Run From Retirement 😵

In 2001, the US Social Security Administration quietly released research that I wish I never read.

They discovered that the sooner you retire, the sooner you die. Another study confirmed that one-third of retirees are clinically depressed.

Wait a minute—isn’t retirement the ultimate goal?!

You sacrifice your health, freedom, and family to discover a poisoned pot of gold at the end of the rainbow?! 😵

That’s a hard truth, and I hate to hear it… but I also believe it, and I think I understand.

You and I are hungry for paradise.

We put up with long hours because “one day” we’ll get to live a rich life and enjoy the fruits of all our hard work.

The average person thinks that paradise means saving enough money to go from a 40-hour work week to a ZERO hour work week and retire.

But then they face a new dilemma: there is no paradise without purpose.

Think about the story of the Garden of Eden, where God created Adam in a perfect paradise with all his needs met.

What did God tell Adam, again? Relax? Enjoy the hot springs and palm trees? Take a nap?

Nope. God’s instructions were explicit to Adam:

Get to work.

Infinite vacation is fun for a little while, but the top reason unretirement is on the rise is because retired people "needed something to do."

Retirement Rebranded: “Quiet Quitting” or FIRE

Millennials are so clever. Think about it, we took “skipping breakfast” and renamed it “Intermittent Fasting” so it sounds healthy and cool 😂

I must admit, I’ve been drawn to the warm glow of FIRE—a group of people who work hard and save hard (while spending little) to achieve Financial Independence & Retire Early.

I will continue to build my wealth through strategic investments (using Qube Money to stay on a budget) but I’m no longer chasing early retirement any more than I’m chasing an early death.

Quiet quitting” is another name which sounds much cooler than "doing the minimum your job requires" or "checking out at work."

Still, Andrew Mellor pointed out in my client community that it's more of the same:

Disengagement from work has always been a subconscious response to a loss of meaning in one's work life. I think embracing disengagement as a path to greater work/life balance and meaning is short sighted. Meaning comes from doing good work.

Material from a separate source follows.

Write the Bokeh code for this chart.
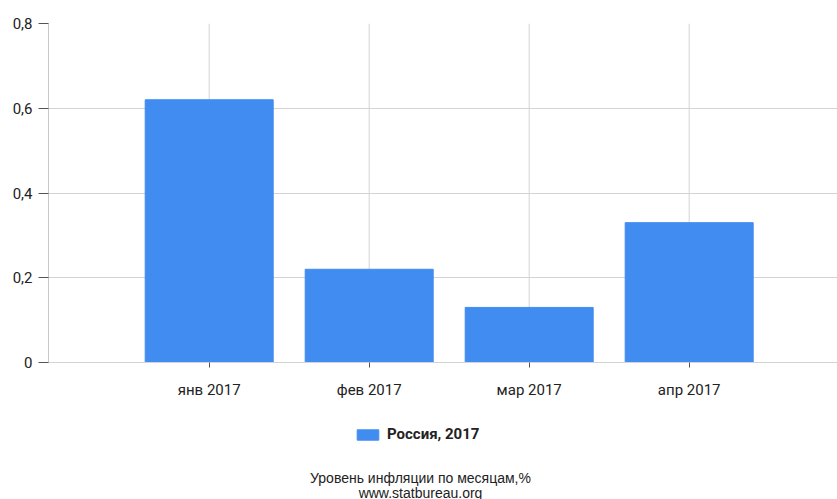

An Alternative to Early Death / Retirement

Whether you are 3 years or 30 years from retirement… what is your end goal? What are you building, and working towards? What's next?

I believe the purpose-filled path to paradise (on this planet) is the good work of building a profitable business you enjoy.

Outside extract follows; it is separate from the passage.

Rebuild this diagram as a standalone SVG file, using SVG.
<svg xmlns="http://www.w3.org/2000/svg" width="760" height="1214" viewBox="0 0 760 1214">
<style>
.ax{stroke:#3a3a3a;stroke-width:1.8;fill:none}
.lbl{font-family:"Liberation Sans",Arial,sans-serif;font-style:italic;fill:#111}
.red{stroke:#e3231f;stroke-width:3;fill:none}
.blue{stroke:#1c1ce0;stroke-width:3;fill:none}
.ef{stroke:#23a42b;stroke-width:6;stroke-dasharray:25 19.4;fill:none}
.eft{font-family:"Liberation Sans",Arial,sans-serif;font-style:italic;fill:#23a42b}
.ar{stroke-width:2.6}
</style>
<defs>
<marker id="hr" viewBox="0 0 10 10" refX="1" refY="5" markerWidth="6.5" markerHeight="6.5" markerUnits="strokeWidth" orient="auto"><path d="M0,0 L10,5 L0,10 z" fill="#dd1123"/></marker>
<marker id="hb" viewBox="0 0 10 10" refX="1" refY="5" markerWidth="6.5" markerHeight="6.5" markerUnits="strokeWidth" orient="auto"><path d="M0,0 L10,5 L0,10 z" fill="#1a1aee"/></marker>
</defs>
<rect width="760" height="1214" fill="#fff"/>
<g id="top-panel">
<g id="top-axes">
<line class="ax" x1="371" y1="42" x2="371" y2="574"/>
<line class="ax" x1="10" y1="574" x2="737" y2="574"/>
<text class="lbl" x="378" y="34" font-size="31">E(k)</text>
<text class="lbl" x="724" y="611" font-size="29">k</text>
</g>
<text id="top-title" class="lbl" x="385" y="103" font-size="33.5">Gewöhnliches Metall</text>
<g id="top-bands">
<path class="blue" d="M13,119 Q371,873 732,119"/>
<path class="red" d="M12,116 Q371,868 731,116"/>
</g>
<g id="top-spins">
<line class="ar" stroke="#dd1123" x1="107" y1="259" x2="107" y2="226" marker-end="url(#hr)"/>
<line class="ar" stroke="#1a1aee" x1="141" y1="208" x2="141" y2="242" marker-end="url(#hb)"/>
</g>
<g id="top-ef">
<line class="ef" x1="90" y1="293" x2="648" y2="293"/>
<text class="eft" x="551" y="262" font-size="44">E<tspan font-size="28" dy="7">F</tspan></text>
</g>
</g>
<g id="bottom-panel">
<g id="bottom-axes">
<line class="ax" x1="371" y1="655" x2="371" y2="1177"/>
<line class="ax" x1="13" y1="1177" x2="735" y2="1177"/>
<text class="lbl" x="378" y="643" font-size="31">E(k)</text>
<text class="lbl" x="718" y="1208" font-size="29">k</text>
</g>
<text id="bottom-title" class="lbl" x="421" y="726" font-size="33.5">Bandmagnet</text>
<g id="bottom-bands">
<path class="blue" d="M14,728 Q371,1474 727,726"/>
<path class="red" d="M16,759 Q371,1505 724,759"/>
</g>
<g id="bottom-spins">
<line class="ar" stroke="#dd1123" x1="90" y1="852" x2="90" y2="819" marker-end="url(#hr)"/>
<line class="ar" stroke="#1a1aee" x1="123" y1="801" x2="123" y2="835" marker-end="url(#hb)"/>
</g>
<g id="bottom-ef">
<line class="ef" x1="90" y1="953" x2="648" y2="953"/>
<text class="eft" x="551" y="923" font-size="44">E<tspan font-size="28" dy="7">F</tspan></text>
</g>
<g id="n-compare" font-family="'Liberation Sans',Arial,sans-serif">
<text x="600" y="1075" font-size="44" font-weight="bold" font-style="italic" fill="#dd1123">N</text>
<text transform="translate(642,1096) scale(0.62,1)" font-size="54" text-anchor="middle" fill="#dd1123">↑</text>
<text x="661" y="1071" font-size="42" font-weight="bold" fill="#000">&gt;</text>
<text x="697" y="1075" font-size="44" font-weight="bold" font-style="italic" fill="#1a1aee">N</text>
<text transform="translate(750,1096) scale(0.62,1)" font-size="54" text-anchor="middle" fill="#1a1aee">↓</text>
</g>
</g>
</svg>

Still, when I'm helping entrepreneurs the first thing I focus on is not sales or marketing—it’s purpose.

With clear purpose, you get to create a real solution to a real problem for real people, and make the world a better place.

With clear purpose, you can see the meaning through the mess (and maybe even whistle while you work).

My purpose is that I help entrepreneurs like you sell your smarts without losing your soul. What about you?